Fatigue effects
Mental fatigue can affect decision-making capacity. The concept of decision fatigue suggests that the quality of decisions can deteriorate after a person has made many decisions in succession. Each decision, regardless of its importance, draws from a limited pool of cognitive resources. As that pool depletes throughout the day, subsequent decisions may be made with less deliberation. Decision fatigue manifests in several ways. One is decision avoidance—choosing the default option or postponing choices rather than actively deliberating. Another is impulsive decision-making—choosing the most immediately appealing option without considering alternatives. A third is simplified decision-making—using fewer criteria to evaluate options than one normally would.

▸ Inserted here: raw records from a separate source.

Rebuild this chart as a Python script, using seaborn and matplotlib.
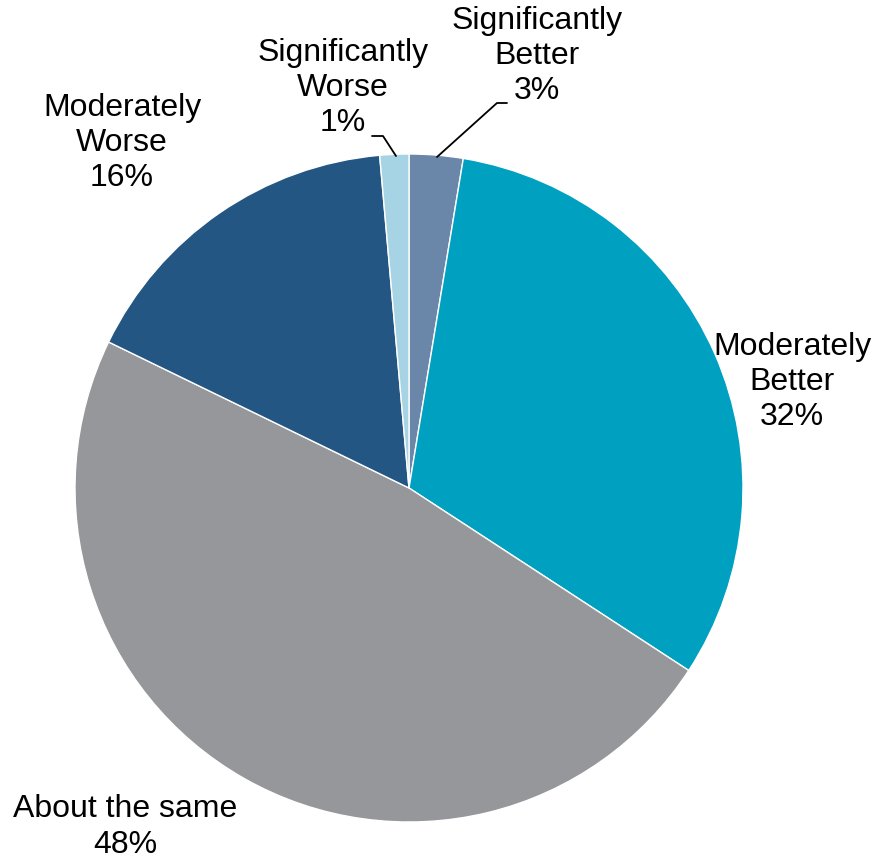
import matplotlib
matplotlib.use("Agg")
import matplotlib.pyplot as plt
import seaborn as sns

categories = ["Significantly\nBetter", "Moderately\nBetter", "About the same",
              "Moderately\nWorse", "Significantly\nWorse"]
values = [2.6, 31.6, 48.0, 16.4, 1.4]
colors = ["#6a87aa", "#00a0c0", "#96979b", "#235683", "#a6d4e4"]

sns.set_theme(style="white")
plt.rcParams['font.family'] = ['Liberation Sans', 'DejaVu Sans']

W, H = 873, 859
CX, CY, R = 409, 488, 334

def px(x, y):
    return ((x - CX) / R, (CY - y) / R)

fig = plt.figure(figsize=(W / 100, H / 100), dpi=100)
ax = fig.add_axes([0, 0, 1, 1])
ax.pie(values, colors=colors, startangle=90, counterclock=False, radius=1,
       wedgeprops=dict(edgecolor="white", linewidth=1))
ax.set_xlim(-CX / R, (W - CX) / R)
ax.set_ylim(-(H - CY) / R, CY / R)
ax.axis("off")

label_pos = [(537, 56), (792, 382), (125, 827), (122, 143), (343, 88)]
for cat, v, (lx, ly) in zip(categories, values, label_pos):
    x, y = px(lx, ly)
    ax.text(x, y, f"{cat}\n{round(v):d}%", ha="center", va="center",
            multialignment="center", fontsize=23, linespacing=1.22, color="black")

# leader lines
for pts in ([(437, 157), (497, 103), (507, 103)], [(396, 156), (383, 136), (372, 136)]):
    xs, ys = zip(*[px(a, b) for a, b in pts])
    ax.plot(xs, ys, color="black", lw=1.3)

fig.savefig("out.png", dpi=100)
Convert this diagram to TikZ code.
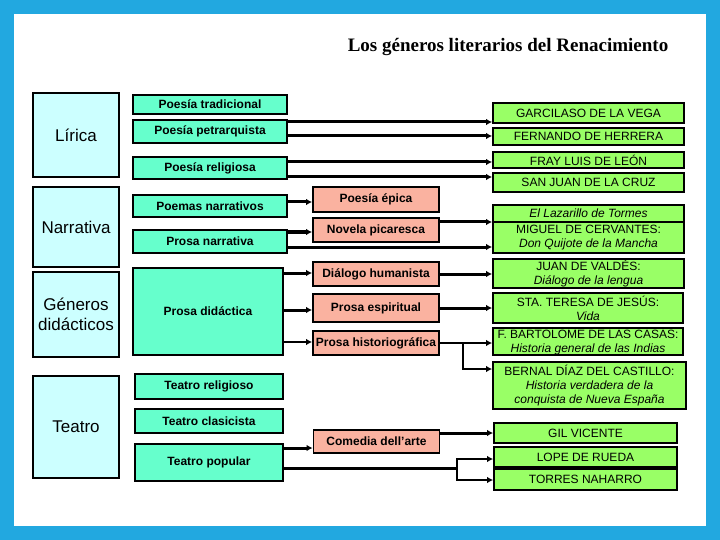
\documentclass[tikz,border=0pt]{standalone}
\usepackage{fontspec}
\setmainfont{Liberation Sans}
\newfontfamily\titlefont{Liberation Serif}
\usetikzlibrary{arrows.meta}

\definecolor{frameblue}{RGB}{34,168,224}
\definecolor{catfill}{RGB}{204,255,255}
\definecolor{genfill}{RGB}{102,255,204}
\definecolor{subfill}{RGB}{250,178,160}
\definecolor{autfill}{RGB}{153,255,102}

\begin{document}
\begin{tikzpicture}[x=1pt,y=-1pt,
    catbox/.style={draw, line width=1.8pt, fill=catfill, inner sep=0pt, align=center, font=\fontsize{17}{20}\selectfont},
    genbox/.style={draw, line width=1.8pt, fill=genfill, inner sep=0pt, align=center, font=\fontsize{12}{14}\selectfont\bfseries},
    subbox/.style={draw, line width=1.8pt, fill=subfill, inner sep=0pt, align=center, minimum width=126pt, font=\fontsize{12}{14}\selectfont\bfseries},
    autbox/.style={draw, line width=1.8pt, fill=autfill, inner sep=0pt, align=center, font=\fontsize{12}{14}\selectfont},
    link/.style={line width=3pt, -{Latex[length=6pt,width=6.5pt]}},
    thinlink/.style={line width=2.2pt, -{Latex[length=6pt,width=6.5pt]}}]

    % Frame
    \useasboundingbox (0,0) rectangle (720,540);
    \fill[frameblue] (0,0) rectangle (720,540);
    \fill[white] (14,14) rectangle (706,526);

    % Title
    \node[font=\titlefont\bfseries\fontsize{19}{22}\selectfont] (title) at (508,47) {Los géneros literarios del Renacimiento};

    % Genres (left column)
    \node[catbox, minimum width=86pt, minimum height=84pt] (lirica) at (76,135) {Lírica};
    \node[catbox, minimum width=86pt, minimum height=80pt] (narrativa) at (76,227) {Narrativa};
    \node[catbox, minimum width=86pt, minimum height=85pt] (didacticos) at (76,314.5) {Géneros\\didácticos};
    \node[catbox, minimum width=86pt, minimum height=102pt] (teatro) at (76,427) {Teatro};

    % Subgenres
    \node[genbox, minimum width=154pt, minimum height=19pt] (tradicional) at (210,104.5) {Poesía tradicional};
    \node[genbox, minimum width=154pt, minimum height=23pt] (petrarquista) at (210,131.5) {Poesía petrarquista};
    \node[genbox, minimum width=154pt, minimum height=22pt] (religiosa) at (210,168) {Poesía religiosa};
    \node[genbox, minimum width=154pt, minimum height=22pt] (poemas) at (210,206) {Poemas narrativos};
    \node[genbox, minimum width=154pt, minimum height=23pt] (prosanarr) at (210,241.5) {Prosa narrativa};
    \node[genbox, minimum width=150pt, minimum height=87pt] (prosadid) at (208,311.5) {Prosa didáctica};
    \node[genbox, minimum width=148pt, minimum height=25pt] (treligioso) at (209,386.5) {Teatro religioso};
    \node[genbox, minimum width=148pt, minimum height=24pt] (tclasicista) at (209,421) {Teatro clasicista};
    \node[genbox, minimum width=148pt, minimum height=37pt] (tpopular) at (209,462.5) {Teatro popular};

    % Kinds
    \node[subbox, minimum height=25pt] (epica) at (376,199.5) {Poesía épica};
    \node[subbox, minimum height=24pt] (picaresca) at (376,230) {Novela picaresca};
    \node[subbox, minimum height=24pt] (dialogo) at (376,274) {Diálogo humanista};
    \node[subbox, minimum height=28pt] (espiritual) at (376,308) {Prosa espiritual};
    \node[subbox, minimum height=24pt] (historiografica) at (376,343) {Prosa historiográfica};
    \node[subbox, minimum height=23pt] (comedia) at (376.5,441.5) {Comedia dell’arte};

    % Authors and works
    \node[autbox, minimum width=191pt, minimum height=20pt] (garcilaso) at (588.5,113) {GARCILASO DE LA VEGA};
    \node[autbox, minimum width=191pt, minimum height=17pt] (herrera) at (588.5,136.5) {FERNANDO DE HERRERA};
    \node[autbox, minimum width=191pt, minimum height=16pt] (fray) at (588.5,160) {FRAY LUIS DE LEÓN};
    \node[autbox, minimum width=191pt, minimum height=19pt] (sanjuan) at (588.5,182.5) {SAN JUAN DE LA CRUZ};
    \node[autbox, minimum width=191pt, minimum height=17pt] (lazarillo) at (588.5,213.5) {\itshape El Lazarillo de Tormes};
    \node[autbox, minimum width=191pt, minimum height=31pt] (cervantes) at (588.5,237.5) {MIGUEL DE CERVANTES:\\\itshape Don Quijote de la Mancha};
    \node[autbox, minimum width=191pt, minimum height=29pt] (valdes) at (588.5,273.5) {JUAN DE VALDÉS:\\\itshape Diálogo de la lengua};
    \node[autbox, minimum width=190pt, minimum height=30pt] (teresa) at (588,308) {STA. TERESA DE JESÚS:\\\itshape Vida};
    \node[autbox, minimum width=190pt, minimum height=27pt] (bartolome) at (588,341.5) {F. BARTOLOMÉ DE LAS CASAS:\\\itshape Historia general de las Indias};
    \node[autbox, minimum width=193pt, minimum height=47pt] (bernal) at (589.5,385.5) {BERNAL DÍAZ DEL CASTILLO:\\\itshape Historia verdadera de la\\\itshape conquista de Nueva España};
    \node[autbox, minimum width=183pt, minimum height=20pt] (gil) at (585.5,433) {GIL VICENTE};
    \node[autbox, minimum width=183pt, minimum height=20pt] (lope) at (585.5,457) {LOPE DE RUEDA};
    \node[autbox, minimum width=183pt, minimum height=21pt] (torres) at (585.5,479.5) {TORRES NAHARRO};

    % Lírica links
    \draw[link] ([yshift=9.5pt]petrarquista.east) -- ([yshift=9.5pt]petrarquista.east -| garcilaso.west);
    \draw[link] ([yshift=-4.5pt]petrarquista.east) -- ([yshift=-4.5pt]petrarquista.east -| herrera.west);
    \draw[link] ([yshift=6pt]religiosa.east) -- ([yshift=6pt]religiosa.east -| fray.west);
    \draw[link] ([yshift=-9pt]religiosa.east) -- ([yshift=-9pt]religiosa.east -| sanjuan.west);

    % Narrativa links
    \draw[link] ([yshift=4pt]poemas.east) -- ([yshift=4pt]poemas.east -| epica.west);
    \draw[link] ([yshift=9.5pt]prosanarr.east) -- ([yshift=9.5pt]prosanarr.east -| picaresca.west);
    \draw[link] ([yshift=-5.5pt]prosanarr.east) -- ([yshift=-5.5pt]prosanarr.east -| cervantes.west);
    \draw[link] ([yshift=8pt]picaresca.east) -- ([yshift=8pt]picaresca.east -| lazarillo.west);

    % Didactic links
    \draw[link] ([yshift=38.5pt]prosadid.east) -- ([yshift=38.5pt]prosadid.east -| dialogo.west);
    \draw[link] ([yshift=1.5pt]prosadid.east) -- ([yshift=1.5pt]prosadid.east -| espiritual.west);
    \draw[thinlink] ([yshift=-30.5pt]prosadid.east) -- ([yshift=-30.5pt]prosadid.east -| historiografica.west);
    \draw[link] (dialogo.east) -- (dialogo.east -| valdes.west);
    \draw[link] (espiritual.east) -- (espiritual.east -| teresa.west);
    \draw[thinlink] (historiografica.east) -- (historiografica.east -| bartolome.west);
    \draw[thinlink] ([xshift=23pt]historiografica.east) |- ([yshift=16.5pt]bernal.west);

    % Teatro links
    \draw[link] ([yshift=14.5pt]tpopular.east) -- ([yshift=14.5pt]tpopular.east -| comedia.west);
    \draw[link] ([yshift=8.5pt]comedia.east) -- ([yshift=8.5pt]comedia.east -| gil.west);
    \draw[line width=3pt] ([yshift=-5.5pt]tpopular.east) -- ++(173,0) coordinate (split);
    \draw[thinlink] (split) |- ([yshift=-2pt]lope.west);
    \draw[thinlink] (split) |- ([yshift=-0.5pt]torres.west);

\end{tikzpicture}
\end{document}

The timing of financial decisions relative to energy levels is one factor that can affect outcomes. Grocery shopping when hungry and tired typically results in different purchases than shopping when rested and well-fed. Online browsing late at night, after a full day of work and parenting, occurs under different cognitive conditions than the same activity on a refreshed morning. Physical fatigue compounds mental fatigue. After a long shift, physical exhaustion reduces the energy available for cognitive tasks including financial decision-making. This is particularly relevant for shift workers, parents of young children, caregivers, and anyone whose schedule involves sustained physical or mental demands. Fatigue effects are temporary and cyclical. Rest, sleep, and recovery restore cognitive resources. This means that the same person can make markedly different decisions about the same situation depending on their energy level at the time. The decisions aren't different because the facts changed—they're different because the decision-maker's cognitive state changed.
Why It Matters
Willpower and decision quality can decrease over the course of a day. Evening decisions may differ from morning decisions for the same person facing the same choices. This isn't a matter of character or discipline—it's a documented cognitive phenomenon that affects everyone to varying degrees. Recognizing fatigue effects provides context for understanding why spending patterns might vary by time of day or day of week. It also offers a potential explanation for patterns that might otherwise seem puzzling, such as consistently higher spending on certain days or at certain times. Structuring important financial decisions for times of peak cognitive energy, and building in automatic guardrails for low-energy periods, can help account for the natural fluctuations in decision-making capacity throughout the day.
Example
Scenario 1: Studies of judicial decisions show that judges grant parole at significantly higher rates after breaks than immediately before them. Similarly, shopping decisions made at 9 PM after a long day of work may differ from those made at 9 AM when cognitive resources are fresh. Scenario 2: A person notices that their online shopping cart totals are consistently higher on weeknight sessions (averaging $120) compared to weekend morning sessions (averaging $45). The same person, the same stores, the same general needs—but different outcomes based on timing. Scenario 3: After switching to doing weekly meal planning on Saturday mornings instead of Friday evenings, a family notices their grocery spending decreases by about $40 per week. The plans made when rested included more home-cooked meals and fewer convenience items.